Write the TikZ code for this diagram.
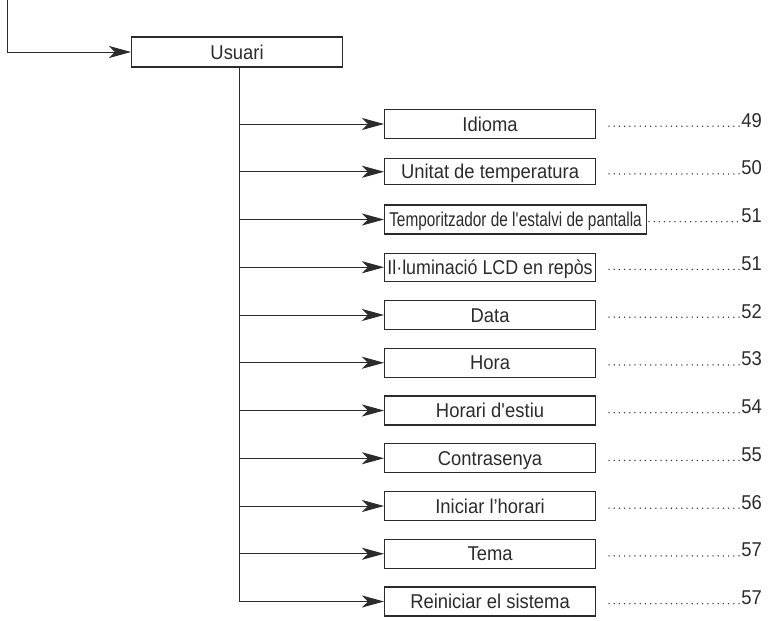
\documentclass[tikz,border=0pt]{standalone}
\usepackage{fontspec}
\setmainfont{Liberation Sans}[FakeStretch=0.92]
\usetikzlibrary{arrows.meta}
\definecolor{ink}{HTML}{2B2B2B}
\tikzset{
  menubox/.style={draw=ink, line width=1.1pt, minimum width=211pt, minimum height=29pt,
    inner sep=0pt, text=ink, font=\fontsize{20}{22}\selectfont, anchor=west,
    text height=14.3pt, text depth=0pt},
  link/.style={draw=ink, line width=0.9pt, -{Stealth[length=22pt,width=12pt,inset=6pt]}},
  plain/.style={draw=ink, line width=0.9pt},
  leader/.style={draw=ink, line width=1.5pt, line cap=round, dash pattern=on 0pt off 5.2pt},
  pagenum/.style={text=ink, font=\fontsize{20}{22}\selectfont, inner sep=0pt, anchor=base east},
}
\begin{document}
\begin{tikzpicture}[x=1pt,y=-1pt]
\useasboundingbox (0,0) rectangle (774,621);

\coordinate (start) at (7.5,0);
\node[menubox, minimum height=30pt] (usuari) at (131,52) {Usuari};
\draw[link] (start) |- (usuari.west);

\coordinate (trunk) at (239.3,67);

\node[menubox] (idioma) at (384,124) {Idioma};
\node[menubox, minimum height=26pt] (unitat) at (384,171.75) {Unitat de temperatura};
\node[menubox, minimum width=262pt] (temp) at (384,219.5) {\scalebox{0.835}[1]{Temporitzador de l\textquotesingle estalvi de pantalla}};
\node[menubox, minimum height=28pt] (illum) at (384,267.25) {\scalebox{0.97}[1]{Il·luminació LCD en repòs}};
\node[menubox] (data) at (384,315) {Data};
\node[menubox] (hora) at (384,362.75) {Hora};
\node[menubox] (estiu) at (384,410.5) {Horari d\textquotesingle estiu};
\node[menubox] (contra) at (384,458.25) {Contrasenya};
\node[menubox] (iniciar) at (384,506) {Iniciar l’horari};
\node[menubox] (tema) at (384,553.75) {Tema};
\node[menubox] (rein) at (384,601.5) {Reiniciar el sistema};

\draw[plain] (trunk) -- (trunk |- rein.west);
\foreach \n in {idioma,unitat,temp,illum,data,hora,estiu,contra,iniciar,tema,rein}
  \draw[link] (trunk |- \n.west) -- (\n.west);

\foreach \n/\y/\p/\s in {idioma/124/49/609,unitat/171.75/50/609,temp/219.5/51/649,illum/267.25/51/609,
  data/315/52/609,hora/362.75/53/609,estiu/410.5/54/609,contra/458.25/55/609,
  iniciar/506/56/609,tema/553.75/57/609,rein/601.5/57/609}{
  \node[pagenum] (pg-\n) at (762,\y+3) {\p};
  \coordinate (dot-\n) at (\s,\y+2.2);
  \draw[leader] (dot-\n) -- ([xshift=-1.5pt]pg-\n.west |- dot-\n);
}
\end{tikzpicture}
\end{document}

────────────────────

Starting at the top of the listing above, please restate word for word each line up to and including the one that holds "(rein) at (384,601.5)", omitting every image.

Write the TikZ code for this diagram.
\documentclass[tikz,border=0pt]{standalone}
\usepackage{fontspec}
\setmainfont{Liberation Sans}[FakeStretch=0.92]
\usetikzlibrary{arrows.meta}
\definecolor{ink}{HTML}{2B2B2B}
\tikzset{
  menubox/.style={draw=ink, line width=1.1pt, minimum width=211pt, minimum height=29pt,
    inner sep=0pt, text=ink, font=\fontsize{20}{22}\selectfont, anchor=west,
    text height=14.3pt, text depth=0pt},
  link/.style={draw=ink, line width=0.9pt, -{Stealth[length=22pt,width=12pt,inset=6pt]}},
  plain/.style={draw=ink, line width=0.9pt},
  leader/.style={draw=ink, line width=1.5pt, line cap=round, dash pattern=on 0pt off 5.2pt},
  pagenum/.style={text=ink, font=\fontsize{20}{22}\selectfont, inner sep=0pt, anchor=base east},
}
\begin{document}
\begin{tikzpicture}[x=1pt,y=-1pt]
\useasboundingbox (0,0) rectangle (774,621);

\coordinate (start) at (7.5,0);
\node[menubox, minimum height=30pt] (usuari) at (131,52) {Usuari};
\draw[link] (start) |- (usuari.west);

\coordinate (trunk) at (239.3,67);

\node[menubox] (idioma) at (384,124) {Idioma};
\node[menubox, minimum height=26pt] (unitat) at (384,171.75) {Unitat de temperatura};
\node[menubox, minimum width=262pt] (temp) at (384,219.5) {\scalebox{0.835}[1]{Temporitzador de l\textquotesingle estalvi de pantalla}};
\node[menubox, minimum height=28pt] (illum) at (384,267.25) {\scalebox{0.97}[1]{Il·luminació LCD en repòs}};
\node[menubox] (data) at (384,315) {Data};
\node[menubox] (hora) at (384,362.75) {Hora};
\node[menubox] (estiu) at (384,410.5) {Horari d\textquotesingle estiu};
\node[menubox] (contra) at (384,458.25) {Contrasenya};
\node[menubox] (iniciar) at (384,506) {Iniciar l’horari};
\node[menubox] (tema) at (384,553.75) {Tema};
\node[menubox] (rein) at (384,601.5) {Reiniciar el sistema};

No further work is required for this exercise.